As we saw in the last section, strings with format item tokens cause the generation of methods taking one or more parameters. If a string contains no format item tokens, there is no need to generate a method: a property is more appropriate. Thus, a string with no format tokens will trigger the generation of code like the following:
Public Shared ReadOnly Property StringWithNoParams As String
Get
Return resources.GetString("StringWithNoParams")
End Get
End Property
or:
public static string StringWithNoParams {
get {
return resources.GetString("StringWithNoParams");
}
}
When you edit a .resx file in Visual Studio .NET or your text editor of choice, there is nothing to prevent you from using the same string name for more than one string. However, this is almost certainly a bug, since there is no way to retrieve more than one string with a given name using a ResourceManager
. Because of this, StringClassGen.exe tracks the list of used names and returns an error if the same name is used more than once in the resource file.
StringClassGen Usage
The behavior of StringClassGen.exe may be controlled by several command-line arguments:
- (-vb|-cs) - The language of the generated code, either VB.NET or C#. The default is C#.

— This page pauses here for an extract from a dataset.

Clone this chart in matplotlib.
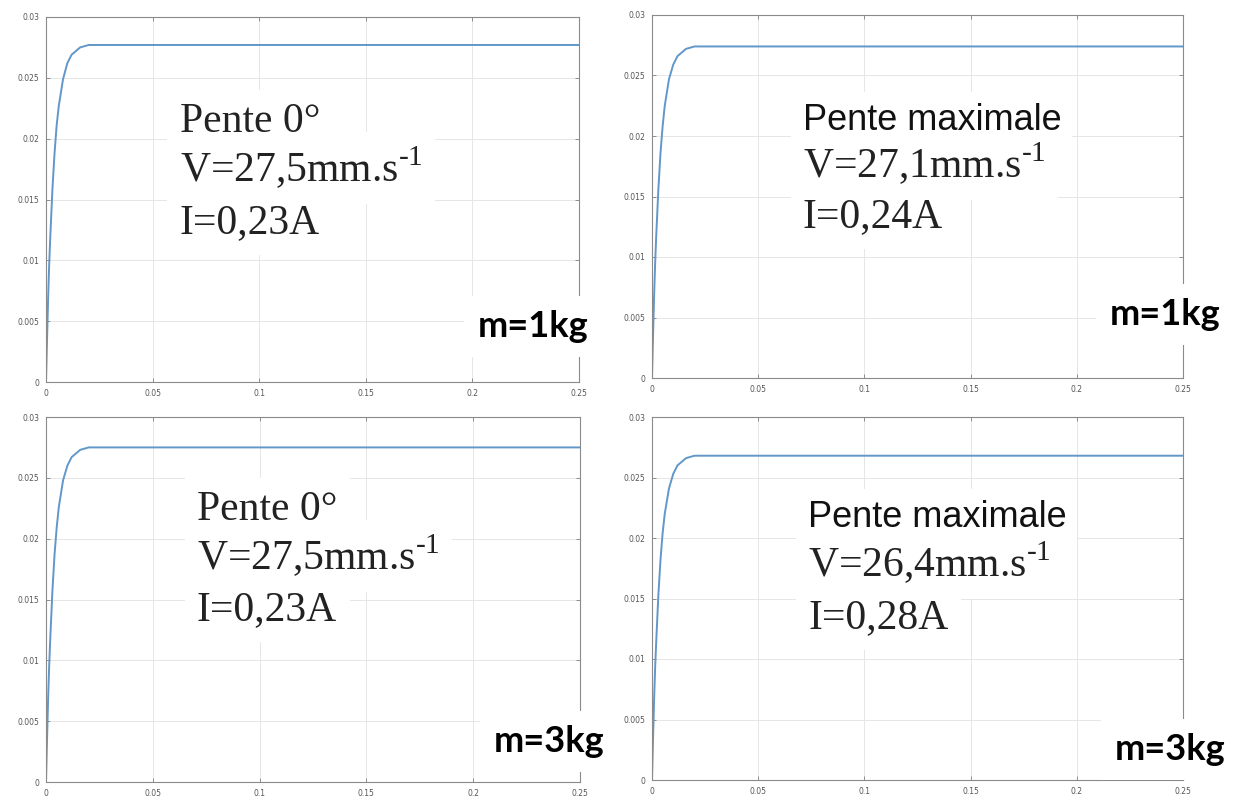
import numpy as np
import matplotlib.pyplot as plt

# temps (s) et position (m)
t = [0, 0.0005, 0.001, 0.0015, 0.002, 0.003, 0.004, 0.005, 0.006, 0.008,
     0.010, 0.012, 0.014, 0.016, 0.018, 0.020, 0.023, 0.026, 0.25]
y_pente0_1kg = [0, 0.0036, 0.0069, 0.0097, 0.0119, 0.0158, 0.0188, 0.0211, 0.0227, 0.0249,
                0.0262, 0.0269, 0.0272, 0.0275, 0.0276, 0.0277, 0.0277, 0.0277, 0.0277]
y_max_1kg = [0, 0.0036, 0.0068, 0.0096, 0.0118, 0.0156, 0.0186, 0.0208, 0.0225, 0.0247,
             0.0259, 0.0266, 0.0269, 0.0272, 0.0273, 0.0274, 0.0274, 0.0274, 0.0274]
y_pente0_3kg = [0, 0.0036, 0.0069, 0.0096, 0.0118, 0.0157, 0.0187, 0.0209, 0.0226, 0.0248,
                0.0260, 0.0267, 0.0270, 0.0273, 0.0274, 0.0275, 0.0275, 0.0275, 0.0275]
y_max_3kg = [0, 0.0035, 0.0067, 0.0094, 0.0115, 0.0153, 0.0182, 0.0204, 0.0220, 0.0241,
             0.0253, 0.0260, 0.0263, 0.0266, 0.0267, 0.0268, 0.0268, 0.0268, 0.0268]

titres = ["Pente 0°", "Pente maximale", "Pente 0°", "Pente maximale"]
vitesses = ["27,5", "27,1", "27,5", "26,4"]
courants = ["0,23", "0,24", "0,23", "0,28"]
masses = ["m=1kg", "m=1kg", "m=3kg", "m=3kg"]

xticks = [0, 0.05, 0.1, 0.15, 0.2, 0.25]
yticks = [0, 0.005, 0.01, 0.015, 0.02, 0.025, 0.03]
xlabels = ["0", "0.05", "0.1", "0.15", "0.2", "0.25"]
ylabels = ["0", "0.005", "0.01", "0.015", "0.02", "0.025", "0.03"]

plt.rcParams['mathtext.fontset'] = 'custom'
plt.rcParams['mathtext.rm'] = 'Liberation Serif'

W, H = 1235, 801
fig = plt.figure(figsize=(W / 100, H / 100), dpi=100)


def px_rect(l, t_, r, b):
    return [l / W, 1 - b / H, (r - l) / W, (b - t_) / H]


rects = [(46, 17, 579, 382), (652, 15, 1183, 378),
         (46, 417, 580, 782), (652, 417, 1183, 780)]
series = [y_pente0_1kg, y_max_1kg, y_pente0_3kg, y_max_3kg]

for rc, y in zip(rects, series):
    ax = fig.add_axes(px_rect(*rc))
    ax.plot(t, y, color='#6197c9', lw=1.4)
    ax.set_xlim(0, 0.25)
    ax.set_ylim(0, 0.03)
    ax.set_xticks(xticks)
    ax.set_xticklabels(xlabels)
    ax.set_yticks(yticks)
    ax.set_yticklabels(ylabels)
    ax.grid(True, color='#e6e6e6', lw=0.7)
    ax.set_axisbelow(True)
    ax.tick_params(direction='in', length=3, width=0.6, colors='#808080',
                   labelcolor='#555555', labelsize=5.5, top=True, right=True, pad=5)
    for s in ax.spines.values():
        s.set_color('#8a8a8a')
        s.set_linewidth(0.8)

# position des annotations (x gauche, lignes de base) en pixels
text_x = [180, 803, 197, 808]
text_base = [(132, 182, 233), (130, 178, 227), (520, 570, 620), (527, 577, 628)]
masse_pos = [(478, 337), (1110, 325), (494, 752), (1115, 760)]

for i in range(4):
    x0 = text_x[i] / W
    b1, b2, b3 = [1 - v / H for v in text_base[i]]
    if titres[i] == "Pente 0°":
        l1 = dict(family='Liberation Serif', fontsize=30, color='#222222')
    else:
        l1 = dict(family='Liberation Sans', fontsize=26, color='#111111')
    serif = dict(family='Liberation Serif', fontsize=30, color='#222222')
    lignes = [(b1, titres[i], l1),
              (b2, "V=" + vitesses[i] + r"mm.s$^{\text{-1}}$", serif),
              (b3, "I=" + courants[i] + "A", serif)]
    # fond blanc d'abord, texte ensuite
    for yb, s, kw in lignes:
        fig.text(x0, yb, s, va='baseline', zorder=3,
                 bbox=dict(boxstyle='square,pad=0.3', fc='white', ec='none'),
                 **{**kw, 'color': (1, 1, 1, 0)})
    for yb, s, kw in lignes:
        fig.text(x0, yb, s, va='baseline', zorder=4, **kw)
    mx, my = masse_pos[i]
    fig.text(mx / W, 1 - my / H, masses[i], family='Lato', fontweight='bold',
             fontsize=26, color='black', va='baseline', zorder=4,
             bbox=dict(boxstyle='square,pad=0.4', fc='white', ec='none'))

fig.savefig('out.png', dpi=100, facecolor='white')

- (-c) - Specifies to output .resx file comments as
<summary>
comments for the generated properties and methods, instead of using them to group strings into inner classes. If you choose this option, all of your strings will be defined in the top-level class. The default is to have this option off.
- (-ns namespacename) - The namespace that the generated top-level string class lives in. The default is the name of the resource file (minus extension) suffixed with the string "Namespace".
- (-ic|-cuic|-cc) - Use
InvariantCulture
, CurrentUICulture
, or CurrentCulture
as default format provider (defaults to InvariantCulture
).
- (-class classname) - The name of the generated string class, which defaults to the name of the resource file minus extension.
- (-out outfilename) - The name of the generated file. If this option is omitted, output is sent to standard out.
You should add the StringClassGen-generated source file(s) to your assembly, compiling them along with the rest of your source code. Depending on the build tools you are employing, you may want to establish a dependency so that StringClassGen only runs if the .resx file is newer than the source file.
If you are having difficulties using the generated source code, the most likely problem is that you are providing the wrong namespace (-ns) to StringClassGen. This has the effect of causing an exception the first time you access the resource manager. Visual Studio .NET, by default, places resources from project-included .resx files into the default namespace for the project, which is configurable in the project properties. Chances are, you want to pass this as the -ns parameter to StringClassGen. (You can verify the name of your specific resource by examining your assembly manifest in ildasm.exe. An exact explanation of this process is beyond the scope of this article, however.)
Demo Project
Included in the download are sample applications in Visual Basic .NET and C# that load a few strings from the resource using StringClassGen-generated classes. In each application, you can switch between using inner classes or not by defining to true the conditional compilation directive "INNERCLASSES
", and including an appropriate version of the generated TestStringResource.cs/TestStringResource.vb. Here are the sample command lines for generating the files (relative to the build-output directory for StringClassGen):
- C#, INNERCLASSES: StringClassGen.exe ..\TestStringResource.resx -cs -ns CSTestApplication -out ..\CSTestApplication\TestStringResource
- C#, no INNERCLASSES: StringClassGen.exe ..\TestStringResource.resx -cs -c -ns CSTestApplication -out ..\CSTestApplication\TestStringResource
- VB, INNERCLASSES: StringClassGen.exe ..\TestStringResource.resx -vb -ns VBTestApplication -out ..\VBTestApplication\TestStringResource
- VB, no INNERCLASSES: StringClassGen.exe ..\TestStringResource.resx -vb -c -ns VBTestApplication -out ..\VBTestApplication\TestStringResource
History
- Initial release: 01/02/2005.
- Allows selection of default format provider: 01/25/2005.